Jan 23

Jan 23 Open Data Management at the U.S. Environmental Protection Agency (EPA)

Agency Data, EPA, Open Data, Project Management, Standards

Last night’s Open Data Leaders meetup in Washington D.C. titled Open Data Discussion with the Environmental Protection Agency (EPA) was an opportunity to peer inside the impressive efforts of the EPA to open up its data assets for public access and commercial exploitation. Andrew Yuen, Dave Smith, Ethan McMahon, and others from the EPA described ongoing efforts and the challenges associated with them.

Last night’s meeting provided an impressive overview of the technical and governance complexities involved in a sophisticated data intensive government program that decides to “go open.” The EPA staff who spoke provided an excellent overview of EPA’s efforts to open up EPA data and outlined efforts including cooperation with Data.gov, data and metadata standardization efforts, working with other agencies on special data oriented projects, cooperation and engagement with developer communities, and the need to align data management and access efforts with EPA’s legislative priorities and programs.

A question asked by one audience member was, “How do you explain your progress and success?” The answer was straightforward:

Good people.
Leadership that recognized early on the need for good data management and data stewardship practices.
The common practice of developing first for internal audiences before “going public” with a data service or application.
Reliance on geospatial data as a foundation for data standardization and reporting.

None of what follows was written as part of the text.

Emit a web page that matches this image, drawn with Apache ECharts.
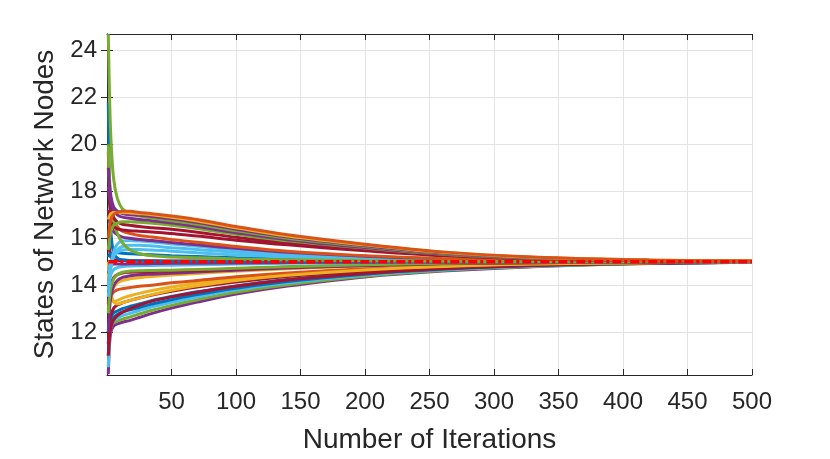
<!DOCTYPE html>
<html>
<head>
<meta charset="utf-8">
<script src="https://cdn.jsdelivr.net/npm/echarts@6/dist/echarts.min.js"></script>
<style>
	html,body{margin:0;padding:0;background:#fff;}
	#chart{width:830px;height:459px;}
</style>
</head>
<body>
<div id="chart"></div>
<script>
	var iterations = [1, 2, 3, 5, 8, 12, 18, 25, 35, 50, 70, 100, 140, 200, 260, 330, 420, 500];
	var xTicks = [50, 100, 150, 200, 250, 300, 350, 400, 450, 500];
	var yTicks = [12, 14, 16, 18, 20, 22, 24];
	var consensusValue = 15;

	// upper band
	var nodeU1 = [16.0, 16.5, 16.8, 17.0, 17.1, 17.15, 17.15, 17.1, 17.05, 16.95, 16.8, 16.5, 16.15, 15.75, 15.42, 15.2, 15.07, 15.03];
	var nodeU2 = [16.8, 16.95, 17.05, 17.1, 17.1, 17.1, 17.08, 17.05, 17.0, 16.9, 16.74, 16.45, 16.1, 15.72, 15.4, 15.19, 15.07, 15.03];
	var nodeU3 = [19.0, 18.3, 17.8, 17.35, 17.15, 17.05, 17.0, 16.98, 16.93, 16.83, 16.67, 16.38, 16.05, 15.68, 15.38, 15.18, 15.06, 15.02];
	var nodeU4 = [24.7, 22.0, 20.3, 18.6, 17.7, 17.25, 17.05, 16.95, 16.86, 16.75, 16.6, 16.32, 16.0, 15.65, 15.36, 15.17, 15.06, 15.02];
	var nodeU5 = [18.2, 17.8, 17.5, 17.2, 17.0, 16.9, 16.85, 16.8, 16.75, 16.65, 16.5, 16.24, 15.94, 15.61, 15.34, 15.16, 15.06, 15.02];
	var nodeU6 = [15.5, 16.0, 16.3, 16.55, 16.65, 16.7, 16.7, 16.68, 16.64, 16.56, 16.42, 16.17, 15.89, 15.58, 15.32, 15.15, 15.05, 15.02];
	var nodeU7 = [18.0, 17.5, 17.2, 16.9, 16.7, 16.6, 16.55, 16.5, 16.45, 16.38, 16.26, 16.04, 15.8, 15.52, 15.29, 15.14, 15.05, 15.02];
	var nodeU8 = [17.2, 16.9, 16.7, 16.5, 16.4, 16.35, 16.32, 16.3, 16.27, 16.2, 16.1, 15.92, 15.72, 15.47, 15.26, 15.12, 15.04, 15.01];
	// falling into the middle band
	var nodeM1 = [20.0, 18.5, 17.6, 16.8, 16.2, 15.8, 15.5, 15.35, 15.25, 15.2, 15.17, 15.12, 15.08, 15.04, 15.02, 15.01, 15.0, 15.0];
	var nodeM2 = [19.7, 18.0, 17.3, 16.8, 16.5, 16.3, 16.2, 16.12, 16.05, 15.95, 15.83, 15.65, 15.45, 15.26, 15.14, 15.07, 15.03, 15.01];
	var nodeM3 = [17.0, 16.7, 16.5, 16.3, 16.15, 16.05, 16.0, 15.95, 15.9, 15.82, 15.72, 15.57, 15.4, 15.23, 15.12, 15.06, 15.02, 15.01];
	// rising to ~15.9
	var nodeL1 = [14.0, 14.5, 14.9, 15.4, 15.75, 15.88, 15.9, 15.88, 15.84, 15.76, 15.66, 15.5, 15.35, 15.2, 15.1, 15.05, 15.02, 15.0];
	var nodeL2 = [13.5, 14.2, 14.7, 15.2, 15.5, 15.65, 15.7, 15.7, 15.67, 15.6, 15.52, 15.4, 15.28, 15.16, 15.08, 15.04, 15.01, 15.0];
	var nodeL3 = [14.6, 14.8, 15.0, 15.25, 15.4, 15.5, 15.52, 15.52, 15.5, 15.45, 15.38, 15.29, 15.2, 15.11, 15.06, 15.03, 15.01, 15.0];
	var nodeL4 = [15.2, 15.3, 15.35, 15.38, 15.38, 15.36, 15.34, 15.32, 15.3, 15.26, 15.22, 15.17, 15.12, 15.07, 15.04, 15.02, 15.01, 15.0];
	// near the consensus
	var nodeN1 = [21.8, 18.0, 16.3, 15.4, 15.15, 15.08, 15.05, 15.04, 15.03, 15.02, 15.02, 15.01, 15.01, 15.0, 15.0, 15.0, 15.0, 15.0];
	var nodeN2 = [14.9, 14.9, 14.9, 14.9, 14.9, 14.9, 14.91, 14.91, 14.92, 14.93, 14.94, 14.95, 14.97, 14.98, 14.99, 15.0, 15.0, 15.0];
	var nodeN3 = [16.0, 15.5, 15.2, 15.1, 15.06, 15.05, 15.05, 15.04, 15.04, 15.03, 15.03, 15.02, 15.01, 15.01, 15.0, 15.0, 15.0, 15.0];
	// just below 15
	var nodeB1 = [12.8, 13.5, 13.9, 14.25, 14.45, 14.55, 14.6, 14.62, 14.63, 14.64, 14.67, 14.72, 14.79, 14.87, 14.93, 14.97, 14.99, 15.0];
	var nodeB2 = [13.2, 13.7, 14.0, 14.3, 14.45, 14.52, 14.55, 14.56, 14.58, 14.6, 14.63, 14.69, 14.77, 14.86, 14.92, 14.96, 14.99, 15.0];
	var nodeB3 = [12.0, 13.0, 13.5, 13.95, 14.2, 14.33, 14.4, 14.44, 14.47, 14.51, 14.56, 14.64, 14.73, 14.83, 14.91, 14.96, 14.99, 15.0];
	var nodeB4 = [13.8, 14.2, 14.45, 14.65, 14.75, 14.8, 14.82, 14.83, 14.84, 14.85, 14.87, 14.9, 14.93, 14.96, 14.98, 14.99, 15.0, 15.0];
	var nodeB5 = [14.5, 14.0, 13.8, 13.9, 14.1, 14.2, 14.27, 14.32, 14.37, 14.43, 14.5, 14.59, 14.7, 14.82, 14.9, 14.95, 14.98, 15.0];
	// lower band
	var nodeW1 = [15.0, 14.2, 13.7, 13.3, 13.2, 13.25, 13.35, 13.45, 13.6, 13.78, 13.97, 14.2, 14.42, 14.65, 14.8, 14.9, 14.96, 14.99];
	var nodeW2 = [13.0, 13.3, 13.5, 13.7, 13.8, 13.85, 13.9, 13.95, 14.0, 14.1, 14.2, 14.36, 14.52, 14.7, 14.83, 14.92, 14.97, 14.99];
	var nodeW3 = [14.2, 13.8, 13.5, 13.3, 13.35, 13.45, 13.55, 13.65, 13.77, 13.92, 14.08, 14.28, 14.48, 14.68, 14.82, 14.91, 14.96, 14.99];
	var nodeW4 = [11.5, 12.3, 12.7, 13.0, 13.15, 13.25, 13.35, 13.45, 13.58, 13.74, 13.92, 14.14, 14.37, 14.6, 14.76, 14.88, 14.95, 14.99];
	var nodeW5 = [12.0, 12.4, 12.6, 12.8, 12.9, 13.0, 13.1, 13.2, 13.35, 13.52, 13.72, 13.97, 14.24, 14.52, 14.71, 14.85, 14.94, 14.98];
	var nodeW6 = [11.0, 12.0, 12.4, 12.6, 12.75, 12.85, 12.95, 13.05, 13.2, 13.38, 13.6, 13.87, 14.16, 14.47, 14.68, 14.84, 14.93, 14.98];
	var nodeW7 = [10.5, 11.7, 12.2, 12.45, 12.6, 12.7, 12.8, 12.92, 13.08, 13.27, 13.5, 13.8, 14.1, 14.43, 14.66, 14.82, 14.93, 14.98];
	var nodeW8 = [12.2, 12.3, 12.35, 12.4, 12.47, 12.55, 12.65, 12.77, 12.93, 13.14, 13.38, 13.7, 14.02, 14.38, 14.63, 14.8, 14.92, 14.98];
	var nodeW9 = [10.2, 11.5, 12.0, 12.25, 12.35, 12.42, 12.5, 12.62, 12.8, 13.02, 13.28, 13.62, 13.96, 14.35, 14.6, 14.79, 14.92, 14.98];
	var nodeW10 = [11.0, 11.8, 12.2, 12.5, 12.7, 12.85, 13.0, 13.15, 13.32, 13.5, 13.7, 13.95, 14.22, 14.5, 14.7, 14.84, 14.94, 14.98];

	// matlab default line colours
	var palette = ['#0072BD', '#D95319', '#EDB120', '#7E2F8E', '#77AC30', '#4DBEEE', '#A2142F'];
	// drawing order and colour index of each node
	var nodes = [
		[nodeW9, 3], [nodeW8, 4], [nodeW7, 5], [nodeW6, 0], [nodeW5, 0], [nodeW10, 6], [nodeW4, 6],
		[nodeW3, 2], [nodeW2, 1], [nodeW1, 2], [nodeB5, 2], [nodeB3, 3], [nodeB2, 6], [nodeB1, 4], [nodeB4, 5],
		[nodeN2, 3], [nodeN3, 6], [nodeN1, 0],
		[nodeL4, 0], [nodeL3, 5], [nodeL2, 5], [nodeL1, 5],
		[nodeM3, 3], [nodeM2, 1], [nodeM1, 4],
		[nodeU8, 6], [nodeU7, 6], [nodeU6, 4], [nodeU5, 3], [nodeU4, 4], [nodeU3, 3], [nodeU2, 2], [nodeU1, 1]
	];

	var textColor = '#262626';
	var font = 'Liberation Sans, Arial, sans-serif';

	var series = [];
	nodes.forEach(function(n){
		series.push({
			type: 'line',
			data: iterations.map(function(t, i){ return [t, n[0][i]]; }),
			smooth: 0.35,
			symbol: 'none',
			silent: true,
			lineStyle: {color: palette[n[1]], width: 3},
			z: 2
		});
	});
	// consensus value, dash-dot
	series.push({
		type: 'line',
		data: [[iterations[0], consensusValue], [iterations[iterations.length - 1], consensusValue]],
		symbol: 'none',
		silent: true,
		lineStyle: {color: '#FF0000', width: 3.5, type: [9, 3, 3, 3]},
		z: 5
	});

	var option = {
		backgroundColor: '#fff',
		animation: false,
		grid: {left: 107, right: 78, top: 34, bottom: 81},
		xAxis: [{
			type: 'value',
			min: 0,
			max: 500,
			interval: 50,
			name: 'Number of Iterations',
			nameLocation: 'middle',
			nameGap: 51,
			nameTextStyle: {color: textColor, fontSize: 28, fontFamily: font},
			axisLine: {lineStyle: {color: textColor, width: 1}},
			axisTick: {inside: true, length: 6, lineStyle: {color: textColor}},
			axisLabel: {
				color: textColor, fontSize: 24, fontFamily: font, margin: 15,
				formatter: function(v){ return xTicks.indexOf(v) >= 0 ? String(v) : ''; }
			},
			splitLine: {show: true, lineStyle: {color: '#e3e3e3', width: 1}}
		}, {
			type: 'value',
			position: 'top',
			min: 0,
			max: 500,
			interval: 50,
			axisLine: {show: true, lineStyle: {color: textColor, width: 1}},
			axisTick: {inside: true, length: 6, lineStyle: {color: textColor}},
			axisLabel: {show: false},
			splitLine: {show: false}
		}],
		yAxis: [{
			type: 'value',
			min: 10.17,
			max: 24.71,
			name: 'States of Network Nodes',
			nameLocation: 'middle',
			nameGap: 46,
			nameTextStyle: {color: textColor, fontSize: 28, fontFamily: font},
			axisLine: {show: true, lineStyle: {color: textColor, width: 1}},
			axisTick: {inside: true, length: 6, customValues: yTicks, lineStyle: {color: textColor}},
			axisLabel: {color: textColor, fontSize: 24, fontFamily: font, margin: 10, customValues: yTicks},
			splitLine: {show: true, lineStyle: {color: '#e3e3e3', width: 1}}
		}, {
			type: 'value',
			position: 'right',
			min: 10.17,
			max: 24.71,
			axisLine: {show: true, lineStyle: {color: textColor, width: 1}},
			axisTick: {inside: true, length: 6, customValues: yTicks, lineStyle: {color: textColor}},
			axisLabel: {show: false},
			splitLine: {show: false}
		}],
		series: series
	};

	var myChart = echarts.init(document.getElementById('chart'));
	myChart.setOption(option);
</script>
</body>
</html>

That last point shouldn’t be overlooked. Geocoded data plays a key role in many open date efforts at all levels of government. People need to slice, dice, and visualize data in light of where they live. This is why people familiar with geocoding, in my experience, are often tapped by management to run open data efforts.

The EPA team discussed challenges associated with efforts to “crowdsource” data via mobile apps that enable citizen-collected data to be “mashed up” with “official” data. Where does one store such data if legislation does not authorize (or provide budgets for) such programs and the service and support they require? How does one navigate a drawn-out internal regulatory process that equates time devoted to citizen engagement with “burden”?

Much of what the EPA staff talked about involved processes and activities that are necessarily associated not only with “open data” but with any data intensive business process. Data must be managed. Systems that share data need to be coordinated. Resources need to be allocated and shared. Such requirements are not unique to “open data” but are universally relevant.

That last point is one of the most important messages that needs to be communicated about open data programs where the goal is to make data assets available for public access and commercial exploitation.

For open data programs to be managed effectively they can’t just rely on on “bolted on” technologies that simply extract and publish data as-is from existing systems and data stores. For open data programs to be effective the processes, technologies, and data need to be managed in a unified fashion with existing programs and services. This is done partly to reduce the need for potentially costly duplication of source data, and partly to make it easier to align data management practices with organizational goals and objectives.

Another take away from the presentations is that making a clear distinction between “internal” and “external” users in such a complex environment is a challenge. I became aware of this when consulting with the EPA several years ago on how it manages its research processes. EPA’s research and data related operations involve a multitude of public, private, academic, international, and quasi- governmental institutions. Many different disciplines and professions are involved. Both automated and manual data collection techniques are employed. Analysis and data management resources range from spreadsheets to supercomputers.

Trying to impose anything approaching a “unified” data management lifecycle approach or a data management maturity model across such a diversified data landscape is clearly a challenge. Making a clear distinction for operational or fiscal purposes between public and private data ownership rights and responsibilities is also a challenge, as discussed in Challenges of Public-Private Interfaces in Open Data and Big Data Partnerships.

The best approach is to be clear about the goals and objectives we are serving with our open data programs and then to collaboratively build the systems and processes needed to serve those goals and objectives.

This must be done with the understanding that these goals or objectives may change and this in turn may require changes to the data management infrastructures built to serve these goals and objectives. (This is something open data management professionals in the U.S. government must be thinking about as we approach the 2016 presidential election.)